What is expected - Quote all entries exactly, leaving pictures aside.

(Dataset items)
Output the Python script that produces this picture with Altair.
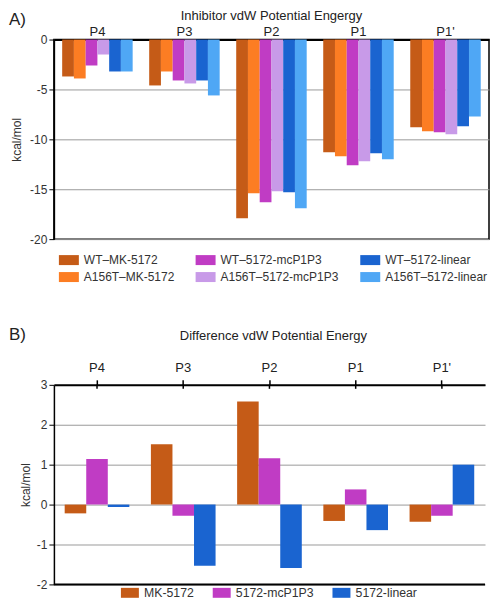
import altair as alt
import pandas as pd

positions = ["P4", "P3", "P2", "P1", "P1'"]

# Panel A: inhibitor vdW potential energy (kcal/mol)
series_a = ["WT–MK-5172", "A156T–MK-5172", "WT–5172-mcP1P3",
            "A156T–5172-mcP1P3", "WT–5172-linear", "A156T–5172-linear"]
wt_mk = [-3.7, -4.6, -17.9, -11.3, -8.8]
a156t_mk = [-3.9, -3.2, -15.4, -11.7, -9.2]
wt_mc = [-2.6, -4.1, -16.3, -12.6, -9.3]
a156t_mc = [-1.5, -4.4, -15.2, -12.2, -9.5]
wt_lin = [-3.2, -4.1, -15.3, -11.4, -8.7]
a156t_lin = [-3.2, -5.6, -16.9, -12.0, -7.7]
colors_a = ["#c55b17", "#fc7d23", "#c03cc4", "#c89ae8", "#1a64d0", "#4fa7f5"]

# Panel B: difference vdW potential energy (kcal/mol)
series_b = ["MK-5172", "5172-mcP1P3", "5172-linear"]
diff_mk = [-0.22, 1.51, 2.58, -0.41, -0.43]
diff_mc = [1.14, -0.28, 1.16, 0.38, -0.28]
diff_lin = [-0.06, -1.53, -1.59, -0.64, 1.0]
colors_b = ["#c55b17", "#c03cc4", "#1a64d0"]

panel_labels = ["A)", "B)"]
titles = ["Inhibitor vdW Potential Engergy", "Difference vdW Potential Energy"]

FONT = "Liberation Sans"

rows_a = []
for s, vals in zip(series_a, [wt_mk, a156t_mk, wt_mc, a156t_mc, wt_lin, a156t_lin]):
    for p, v in zip(positions, vals):
        rows_a.append({"pos": p, "series": s, "value": v})
df_a = pd.DataFrame(rows_a)

rows_b = []
for s, vals in zip(series_b, [diff_mk, diff_mc, diff_lin]):
    for p, v in zip(positions, vals):
        rows_b.append({"site": p, "compound": s, "diff": v})
df_b = pd.DataFrame(rows_b)

WA, HA = 436, 200
WB, HB = 432, 200


def text_layer(label, x, y, size, align):
    return alt.Chart(pd.DataFrame({"t": [label]})).mark_text(
        align=align, baseline="middle", fontSize=size, font=FONT, color="#222"
    ).encode(x=alt.value(x), y=alt.value(y), text="t:N")


bars_a = alt.Chart(df_a).mark_bar().encode(
    x=alt.X("pos:N", sort=positions, title=None,
            scale=alt.Scale(paddingInner=0.19, paddingOuter=0.095),
            axis=alt.Axis(orient="top", ticks=False, labelAngle=0, labelFontSize=13,
                          labelColor="#222", labelPadding=1, domainColor="black",
                          domainWidth=2, labelFont=FONT)),
    xOffset=alt.XOffset("series:N", sort=series_a,
                        scale=alt.Scale(paddingInner=0, paddingOuter=0)),
    y=alt.Y("value:Q", title="kcal/mol",
            scale=alt.Scale(domain=[-20, 0], nice=False),
            axis=alt.Axis(values=[0, -5, -10, -15, -20], labelFontSize=12, labelColor="#333",
                          labelPadding=2, tickSize=5, tickColor="black", domainColor="black",
                          domainWidth=1.5, gridColor="#9a9a9a", titleFontSize=12,
                          titleFontWeight="normal", titleColor="#333", titlePadding=6,
                          labelOverlap=False,
                          labelExpr="replace(datum.label, '\u2212', '-')")),
    color=alt.Color("series:N",
                    scale=alt.Scale(domain=series_a, range=colors_a),
                    legend=alt.Legend(title=None, orient="none", legendX=8, legendY=214,
                                      columns=3, columnPadding=20, rowPadding=4, padding=0,
                                      symbolType="M-1.5,-0.75H1.5V0.75H-1.5Z",
                                      symbolSize=178, symbolStrokeWidth=0, labelOffset=8,
                                      labelFontSize=12, labelColor="#333", labelFont=FONT)),
)

chart_a = alt.layer(
    bars_a,
    text_layer(panel_labels[0], -45, -20, 17, "left"),
    text_layer(titles[0], WA / 2, -24, 13, "center"),
).properties(
    width=WA, height=HA,
    view=alt.ViewBackground(stroke="black", strokeWidth=1.5),
)

bars_b = alt.Chart(df_b).mark_bar().encode(
    x=alt.X("site:N", sort=positions, title=None,
            scale=alt.Scale(paddingInner=0.25, paddingOuter=0.125),
            axis=alt.Axis(orient="top", ticks=True, tickSize=5, tickColor="black",
                          tickWidth=1.5, labelAngle=0, labelFontSize=13,
                          labelColor="#222", labelPadding=5, domainColor="black",
                          domainWidth=2, labelFont=FONT)),
    xOffset=alt.XOffset("compound:N", sort=series_b,
                        scale=alt.Scale(paddingInner=0, paddingOuter=0)),
    y=alt.Y("diff:Q", title="kcal/mol",
            scale=alt.Scale(domain=[-2, 3], nice=False),
            axis=alt.Axis(values=[3, 2, 1, 0, -1, -2], labelFontSize=12, labelColor="#333",
                          labelPadding=2, tickSize=5, tickColor="black", domainColor="black",
                          domainWidth=1.5, gridColor="#9a9a9a", titleFontSize=12,
                          titleFontWeight="normal", titleColor="#333", titlePadding=4,
                          labelOverlap=False,
                          labelExpr="replace(datum.label, '\u2212', '-')")),
    color=alt.Color("compound:N",
                    scale=alt.Scale(domain=series_b, range=colors_b),
                    legend=alt.Legend(title=None, orient="none", legendX=70, legendY=202,
                                      direction="horizontal", columnPadding=18, padding=0,
                                      symbolType="M-1.5,-0.83H1.5V0.83H-1.5Z",
                                      symbolSize=144, symbolStrokeWidth=0, labelOffset=8,
                                      labelFontSize=12.3, labelColor="#333", labelFont=FONT)),
)

# short inward halves of the top-axis ticks (decoration, pixel positions)
ticks_in = alt.Chart(pd.DataFrame({"site": positions})).mark_rule(
    color="black", strokeWidth=1.5
).encode(x=alt.X("site:N", sort=positions), y=alt.value(0), y2=alt.value(4))

# bottom frame line of panel B
bottom_b = alt.Chart(pd.DataFrame({"site": positions[:1]})).mark_rule(
    color="black", strokeWidth=2
).encode(y=alt.value(HB), x=alt.value(0), x2=alt.value(WB))

chart_b = alt.layer(
    bars_b, ticks_in, bottom_b,
    text_layer(panel_labels[1], -45, -50, 17, "left"),
    text_layer(titles[1], WB / 2 + 4, -49, 13, "center"),
).properties(
    width=WB, height=HB,
    view=alt.ViewBackground(stroke=None),
)

chart = alt.vconcat(chart_a, chart_b, spacing=42).resolve_scale(
    x="independent", y="independent", color="independent", xOffset="independent"
).resolve_legend(color="independent").properties(
    padding={"left": 0, "top": 0, "right": 0, "bottom": 0}
).configure(font=FONT).configure_view(stroke=None)

chart.save("out.html", embed_options={"renderer": "svg", "actions": False})
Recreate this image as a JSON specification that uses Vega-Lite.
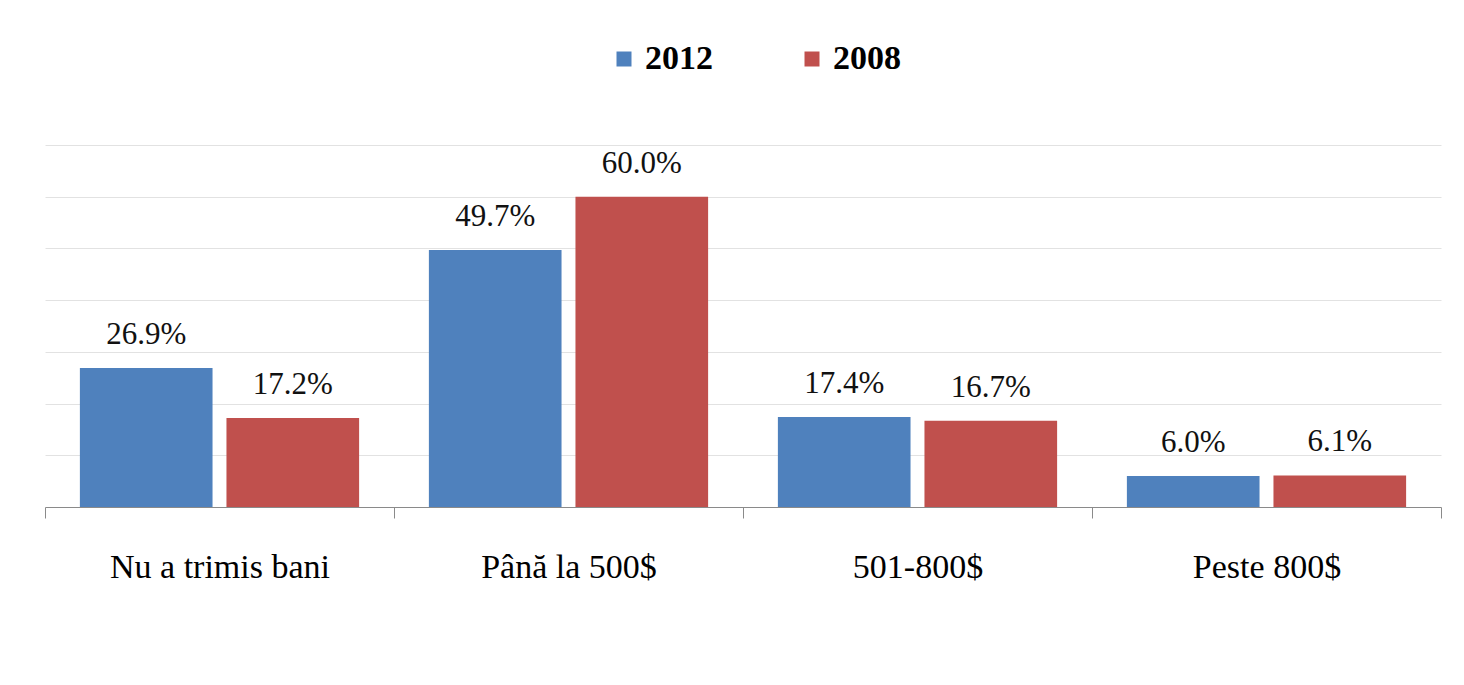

Task answer -
Output the Python script that produces this picture with Altair.
import altair as alt
import pandas as pd

positions = ["P4", "P3", "P2", "P1", "P1'"]

# Panel A: inhibitor vdW potential energy (kcal/mol)
series_a = ["WT–MK-5172", "A156T–MK-5172", "WT–5172-mcP1P3",
            "A156T–5172-mcP1P3", "WT–5172-linear", "A156T–5172-linear"]
wt_mk = [-3.7, -4.6, -17.9, -11.3, -8.8]
a156t_mk = [-3.9, -3.2, -15.4, -11.7, -9.2]
wt_mc = [-2.6, -4.1, -16.3, -12.6, -9.3]
a156t_mc = [-1.5, -4.4, -15.2, -12.2, -9.5]
wt_lin = [-3.2, -4.1, -15.3, -11.4, -8.7]
a156t_lin = [-3.2, -5.6, -16.9, -12.0, -7.7]
colors_a = ["#c55b17", "#fc7d23", "#c03cc4", "#c89ae8", "#1a64d0", "#4fa7f5"]

# Panel B: difference vdW potential energy (kcal/mol)
series_b = ["MK-5172", "5172-mcP1P3", "5172-linear"]
diff_mk = [-0.22, 1.51, 2.58, -0.41, -0.43]
diff_mc = [1.14, -0.28, 1.16, 0.38, -0.28]
diff_lin = [-0.06, -1.53, -1.59, -0.64, 1.0]
colors_b = ["#c55b17", "#c03cc4", "#1a64d0"]

panel_labels = ["A)", "B)"]
titles = ["Inhibitor vdW Potential Engergy", "Difference vdW Potential Energy"]

FONT = "Liberation Sans"

rows_a = []
for s, vals in zip(series_a, [wt_mk, a156t_mk, wt_mc, a156t_mc, wt_lin, a156t_lin]):
    for p, v in zip(positions, vals):
        rows_a.append({"pos": p, "series": s, "value": v})
df_a = pd.DataFrame(rows_a)

rows_b = []
for s, vals in zip(series_b, [diff_mk, diff_mc, diff_lin]):
    for p, v in zip(positions, vals):
        rows_b.append({"site": p, "compound": s, "diff": v})
df_b = pd.DataFrame(rows_b)

WA, HA = 436, 200
WB, HB = 432, 200


def text_layer(label, x, y, size, align):
    return alt.Chart(pd.DataFrame({"t": [label]})).mark_text(
        align=align, baseline="middle", fontSize=size, font=FONT, color="#222"
    ).encode(x=alt.value(x), y=alt.value(y), text="t:N")


bars_a = alt.Chart(df_a).mark_bar().encode(
    x=alt.X("pos:N", sort=positions, title=None,
            scale=alt.Scale(paddingInner=0.19, paddingOuter=0.095),
            axis=alt.Axis(orient="top", ticks=False, labelAngle=0, labelFontSize=13,
                          labelColor="#222", labelPadding=1, domainColor="black",
                          domainWidth=2, labelFont=FONT)),
    xOffset=alt.XOffset("series:N", sort=series_a,
                        scale=alt.Scale(paddingInner=0, paddingOuter=0)),
    y=alt.Y("value:Q", title="kcal/mol",
            scale=alt.Scale(domain=[-20, 0], nice=False),
            axis=alt.Axis(values=[0, -5, -10, -15, -20], labelFontSize=12, labelColor="#333",
                          labelPadding=2, tickSize=5, tickColor="black", domainColor="black",
                          domainWidth=1.5, gridColor="#9a9a9a", titleFontSize=12,
                          titleFontWeight="normal", titleColor="#333", titlePadding=6,
                          labelOverlap=False,
                          labelExpr="replace(datum.label, '\u2212', '-')")),
    color=alt.Color("series:N",
                    scale=alt.Scale(domain=series_a, range=colors_a),
                    legend=alt.Legend(title=None, orient="none", legendX=8, legendY=214,
                                      columns=3, columnPadding=20, rowPadding=4, padding=0,
                                      symbolType="M-1.5,-0.75H1.5V0.75H-1.5Z",
                                      symbolSize=178, symbolStrokeWidth=0, labelOffset=8,
                                      labelFontSize=12, labelColor="#333", labelFont=FONT)),
)

chart_a = alt.layer(
    bars_a,
    text_layer(panel_labels[0], -45, -20, 17, "left"),
    text_layer(titles[0], WA / 2, -24, 13, "center"),
).properties(
    width=WA, height=HA,
    view=alt.ViewBackground(stroke="black", strokeWidth=1.5),
)

bars_b = alt.Chart(df_b).mark_bar().encode(
    x=alt.X("site:N", sort=positions, title=None,
            scale=alt.Scale(paddingInner=0.25, paddingOuter=0.125),
            axis=alt.Axis(orient="top", ticks=True, tickSize=5, tickColor="black",
                          tickWidth=1.5, labelAngle=0, labelFontSize=13,
                          labelColor="#222", labelPadding=5, domainColor="black",
                          domainWidth=2, labelFont=FONT)),
    xOffset=alt.XOffset("compound:N", sort=series_b,
                        scale=alt.Scale(paddingInner=0, paddingOuter=0)),
    y=alt.Y("diff:Q", title="kcal/mol",
            scale=alt.Scale(domain=[-2, 3], nice=False),
            axis=alt.Axis(values=[3, 2, 1, 0, -1, -2], labelFontSize=12, labelColor="#333",
                          labelPadding=2, tickSize=5, tickColor="black", domainColor="black",
                          domainWidth=1.5, gridColor="#9a9a9a", titleFontSize=12,
                          titleFontWeight="normal", titleColor="#333", titlePadding=4,
                          labelOverlap=False,
                          labelExpr="replace(datum.label, '\u2212', '-')")),
    color=alt.Color("compound:N",
                    scale=alt.Scale(domain=series_b, range=colors_b),
                    legend=alt.Legend(title=None, orient="none", legendX=70, legendY=202,
                                      direction="horizontal", columnPadding=18, padding=0,
                                      symbolType="M-1.5,-0.83H1.5V0.83H-1.5Z",
                                      symbolSize=144, symbolStrokeWidth=0, labelOffset=8,
                                      labelFontSize=12.3, labelColor="#333", labelFont=FONT)),
)

# short inward halves of the top-axis ticks (decoration, pixel positions)
ticks_in = alt.Chart(pd.DataFrame({"site": positions})).mark_rule(
    color="black", strokeWidth=1.5
).encode(x=alt.X("site:N", sort=positions), y=alt.value(0), y2=alt.value(4))

# bottom frame line of panel B
bottom_b = alt.Chart(pd.DataFrame({"site": positions[:1]})).mark_rule(
    color="black", strokeWidth=2
).encode(y=alt.value(HB), x=alt.value(0), x2=alt.value(WB))

chart_b = alt.layer(
    bars_b, ticks_in, bottom_b,
    text_layer(panel_labels[1], -45, -50, 17, "left"),
    text_layer(titles[1], WB / 2 + 4, -49, 13, "center"),
).properties(
    width=WB, height=HB,
    view=alt.ViewBackground(stroke=None),
)

chart = alt.vconcat(chart_a, chart_b, spacing=42).resolve_scale(
    x="independent", y="independent", color="independent", xOffset="independent"
).resolve_legend(color="independent").properties(
    padding={"left": 0, "top": 0, "right": 0, "bottom": 0}
).configure(font=FONT).configure_view(stroke=None)

chart.save("out.html", embed_options={"renderer": "svg", "actions": False})
Recreate this image as a JSON specification that uses Vega-Lite.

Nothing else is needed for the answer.